To be done:
Write each line of the material exactly as given, from the top through the line that contains "var y = d3.scaleLinear().domain([0, 1]).range([683, 19]);", and omit all pictures.

━━━

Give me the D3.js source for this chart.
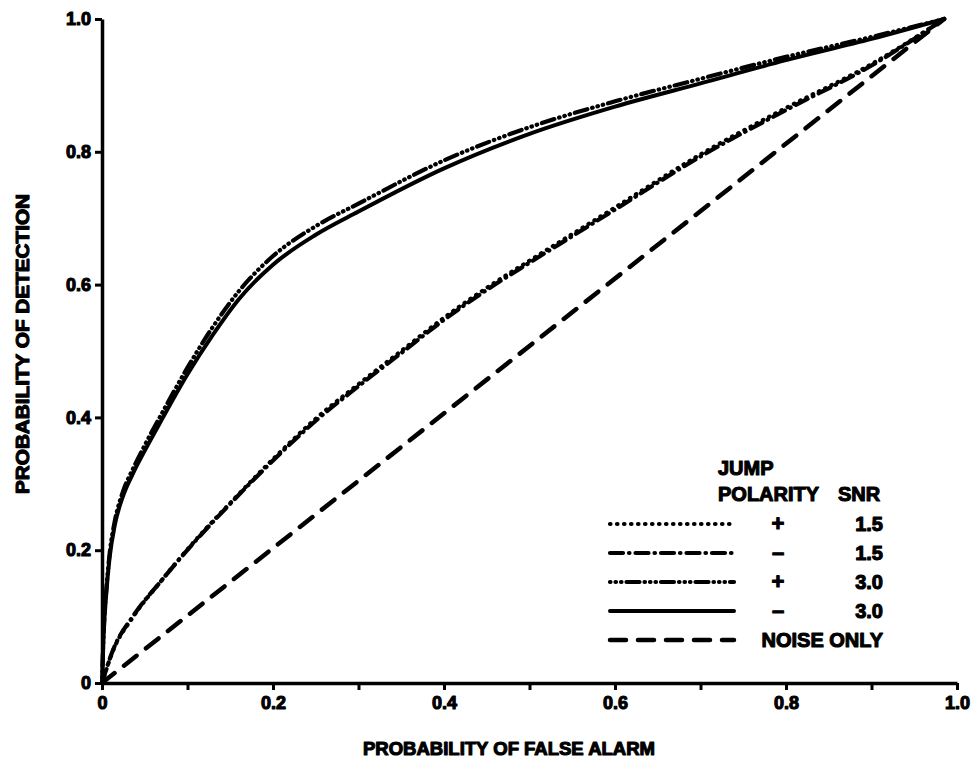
<!DOCTYPE html>
<html>
<head>
<meta charset="utf-8">
<script src="https://cdn.jsdelivr.net/npm/d3@7"></script>
<style>
  body { margin: 0; background: #fff; }
  text { font-family: "Liberation Sans", Arial, sans-serif; font-weight: bold; fill: #000; stroke: #000; stroke-width: 1.1px; stroke-linejoin: round; }
</style>
</head>
<body>
<svg id="chart" width="977" height="765"></svg>
<script>
// ROC curves: [false alarm, detection]
var snr30minus = [[0,0],[0.002,0.075],[0.005,0.135],[0.009,0.19],[0.015,0.238],[0.025,0.283],[0.036,0.315],[0.05,0.35],[0.07,0.397],[0.1,0.465],[0.13,0.525],[0.16,0.578],[0.2,0.63],[0.25,0.675],[0.3,0.71],[0.4,0.775],[0.5,0.827],[0.6,0.868],[0.7,0.903],[0.8,0.938],[0.9,0.97],[0.985,1.0]];
var snr30plus  = [[0,0],[0.002,0.08],[0.005,0.14],[0.009,0.196],[0.015,0.244],[0.025,0.29],[0.036,0.322],[0.05,0.358],[0.07,0.406],[0.1,0.475],[0.13,0.537],[0.16,0.59],[0.2,0.643],[0.25,0.688],[0.3,0.722],[0.4,0.787],[0.5,0.837],[0.6,0.876],[0.7,0.91],[0.8,0.943],[0.9,0.973],[0.985,1.0]];
var snr15minus = [[0,0],[0.013,0.05],[0.036,0.10],[0.07,0.155],[0.11,0.215],[0.15,0.27],[0.2,0.335],[0.25,0.395],[0.3,0.447],[0.35,0.497],[0.4,0.547],[0.45,0.592],[0.5,0.633],[0.55,0.673],[0.6,0.713],[0.7,0.793],[0.8,0.863],[0.9,0.93],[0.985,1.0]];
var snr15plus  = [[0,0],[0.013,0.049],[0.036,0.099],[0.07,0.155],[0.11,0.216],[0.15,0.271],[0.2,0.337],[0.25,0.398],[0.3,0.45],[0.35,0.5],[0.4,0.55],[0.45,0.595],[0.5,0.636],[0.55,0.676],[0.6,0.716],[0.7,0.796],[0.8,0.866],[0.9,0.932],[0.985,1.0]];
var noiseOnly  = [[0,0],[0.985,1.0]];

var majorTicks = [0, 0.2, 0.4, 0.6, 0.8, 1.0];
var minorTicks = [0.1, 0.3, 0.5, 0.7, 0.9];
var tickLabels = ["0", "0.2", "0.4", "0.6", "0.8", "1.0"];

var legendPolarity = ["+", "\u2013", "+", "\u2013", ""];
var legendSnr = ["1.5", "1.5", "3.0", "3.0", "NOISE ONLY"];

var svg = d3.select("#chart");

var x = d3.scaleLinear().domain([0, 1]).range([102, 957]);
var y = d3.scaleLinear().domain([0, 1]).range([683, 19]);

// axes
var xAxis = svg.append("g").attr("transform", "translate(0," + y(0) + ")")
  .call(d3.axisBottom(x).tickValues(majorTicks).tickSize(7).tickSizeOuter(0)
    .tickFormat(function(d, i) { return tickLabels[i]; }));
xAxis.selectAll(".tick text").attr("y", 13).attr("dy", "0.71em").style("font-size", "18px");

svg.append("g").attr("transform", "translate(0," + y(0) + ")")
  .call(d3.axisBottom(x).tickValues(minorTicks).tickSize(7).tickSizeOuter(0).tickFormat(""))
  .select(".domain").remove();

var yAxis = svg.append("g").attr("transform", "translate(" + x(0) + ",0)")
  .call(d3.axisLeft(y).tickValues(majorTicks).tickSize(7).tickSizeOuter(0)
    .tickFormat(function(d, i) { return tickLabels[i]; }));
yAxis.selectAll(".tick text").attr("x", -11).style("font-size", "18px");

svg.selectAll(".domain").attr("stroke", "#000").attr("stroke-width", 3.5);
svg.selectAll(".tick line").attr("stroke", "#000").attr("stroke-width", 3);

svg.append("text").attr("x", 509).attr("y", 755).attr("text-anchor", "middle")
  .style("font-size", "18px").attr("textLength", 292).attr("lengthAdjust", "spacingAndGlyphs")
  .text("PROBABILITY OF FALSE ALARM");
svg.append("text").attr("transform", "translate(29,344) rotate(-90)").attr("text-anchor", "middle")
  .style("font-size", "18px").attr("textLength", 300).attr("lengthAdjust", "spacingAndGlyphs")
  .text("PROBABILITY OF DETECTION");

// curves
var line = d3.line().x(function(d) { return x(d[0]); }).y(function(d) { return y(d[1]); })
  .curve(d3.curveMonotoneX);

var styles = [
  { data: snr15plus,  dash: "0.5,6.5",                 w: 4.2 },
  { data: snr15minus, dash: "13,6,0.5,6",              w: 4.2 },
  { data: snr30plus,  dash: "0.5,5,0.5,5,0.5,5,13,5",  w: 4.2 },
  { data: snr30minus, dash: null,                      w: 4 },
  { data: noiseOnly,  dash: "16,12",                   w: 4.5 }
];

svg.selectAll("path.curve").data(styles).enter().append("path")
  .attr("class", "curve")
  .attr("d", function(s) { return line(s.data); })
  .attr("fill", "none").attr("stroke", "#000")
  .attr("stroke-width", function(s) { return s.w; })
  .attr("stroke-linecap", "round")
  .attr("stroke-dasharray", function(s) { return s.dash; });

// legend
svg.append("text").attr("x", 718).attr("y", 475).style("font-size", "20px").text("JUMP");
svg.append("text").attr("x", 718).attr("y", 501).style("font-size", "20px").text("POLARITY");
svg.append("text").attr("x", 838).attr("y", 501).style("font-size", "20px").text("SNR");

var rowY = d3.scalePoint().domain(d3.range(5)).range([524, 640]);
var legend = svg.selectAll("g.leg").data(styles).enter().append("g").attr("class", "leg")
  .attr("transform", function(s, i) { return "translate(0," + rowY(i) + ")"; });
legend.append("line").attr("x1", 610).attr("x2", 734)
  .attr("stroke", "#000").attr("stroke-width", function(s) { return s.w; })
  .attr("stroke-linecap", "round")
  .attr("stroke-dasharray", function(s) { return s.dash; });
legend.append("text").attr("x", 778).attr("y", 7).attr("text-anchor", "middle")
  .style("font-size", "22px").text(function(s, i) { return legendPolarity[i]; });
legend.append("text").attr("x", 883).attr("y", 7)
  .attr("text-anchor", "end").style("font-size", "20px")
  .text(function(s, i) { return legendSnr[i]; });
</script>
</body>
</html>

━━━

Finished exercise:
Give me the D3.js source for this chart.
<!DOCTYPE html>
<html>
<head>
<meta charset="utf-8">
<script src="https://cdn.jsdelivr.net/npm/d3@7"></script>
<style>
  body { margin: 0; background: #fff; }
  text { font-family: "Liberation Sans", Arial, sans-serif; font-weight: bold; fill: #000; stroke: #000; stroke-width: 1.1px; stroke-linejoin: round; }
</style>
</head>
<body>
<svg id="chart" width="977" height="765"></svg>
<script>
// ROC curves: [false alarm, detection]
var snr30minus = [[0,0],[0.002,0.075],[0.005,0.135],[0.009,0.19],[0.015,0.238],[0.025,0.283],[0.036,0.315],[0.05,0.35],[0.07,0.397],[0.1,0.465],[0.13,0.525],[0.16,0.578],[0.2,0.63],[0.25,0.675],[0.3,0.71],[0.4,0.775],[0.5,0.827],[0.6,0.868],[0.7,0.903],[0.8,0.938],[0.9,0.97],[0.985,1.0]];
var snr30plus  = [[0,0],[0.002,0.08],[0.005,0.14],[0.009,0.196],[0.015,0.244],[0.025,0.29],[0.036,0.322],[0.05,0.358],[0.07,0.406],[0.1,0.475],[0.13,0.537],[0.16,0.59],[0.2,0.643],[0.25,0.688],[0.3,0.722],[0.4,0.787],[0.5,0.837],[0.6,0.876],[0.7,0.91],[0.8,0.943],[0.9,0.973],[0.985,1.0]];
var snr15minus = [[0,0],[0.013,0.05],[0.036,0.10],[0.07,0.155],[0.11,0.215],[0.15,0.27],[0.2,0.335],[0.25,0.395],[0.3,0.447],[0.35,0.497],[0.4,0.547],[0.45,0.592],[0.5,0.633],[0.55,0.673],[0.6,0.713],[0.7,0.793],[0.8,0.863],[0.9,0.93],[0.985,1.0]];
var snr15plus  = [[0,0],[0.013,0.049],[0.036,0.099],[0.07,0.155],[0.11,0.216],[0.15,0.271],[0.2,0.337],[0.25,0.398],[0.3,0.45],[0.35,0.5],[0.4,0.55],[0.45,0.595],[0.5,0.636],[0.55,0.676],[0.6,0.716],[0.7,0.796],[0.8,0.866],[0.9,0.932],[0.985,1.0]];
var noiseOnly  = [[0,0],[0.985,1.0]];

var majorTicks = [0, 0.2, 0.4, 0.6, 0.8, 1.0];
var minorTicks = [0.1, 0.3, 0.5, 0.7, 0.9];
var tickLabels = ["0", "0.2", "0.4", "0.6", "0.8", "1.0"];

var legendPolarity = ["+", "\u2013", "+", "\u2013", ""];
var legendSnr = ["1.5", "1.5", "3.0", "3.0", "NOISE ONLY"];

var svg = d3.select("#chart");

var x = d3.scaleLinear().domain([0, 1]).range([102, 957]);
var y = d3.scaleLinear().domain([0, 1]).range([683, 19]);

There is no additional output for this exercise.